Reliability functionality in IT has a big side benefit to the software maintenance and development process. Testing software is a lot like performing a scientific laboratory experiment. It is a stimulus and response process with instrumentation that tells the experimenter what all the responses were. The more responses that can be measured simultaneously, the more the experimenter knows about the results of the test. Testing software maintenance changes usually involves looking at all the normal processing results that an end user would see and verifying that the software had the intended effect. Analyzing all the data that was not supposed to be effected by the software changes can be an exhausting process and usually is. So what happens is that analyzing the results for unintended effects is either not performed or given a superficial examination. The custom is to wait and see if anybody complains about something then go look at it. This is how unintended results are usually discovered.

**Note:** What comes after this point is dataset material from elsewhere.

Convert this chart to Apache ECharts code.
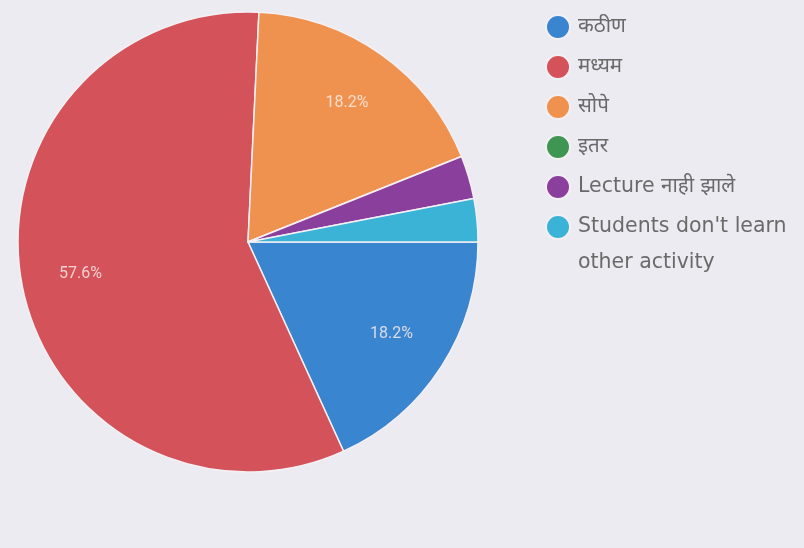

It can not be guaranteed that analyzing the event logs and error logs as part of the testing process will reveal any unintended results but, once this kind of functionality is in place, it is easy to examine. Control reports are also easy to examine. Since control reports summarize processing effects, they give a high level view of overall results. Audit trail information also provides additional measurement of the processing result. Cumulatively reliability functionality components give the programmer analyst an easy way to verify that no unintended results occurred. They provide another opportunity to discover and fix bad things before users and customers are effected by them.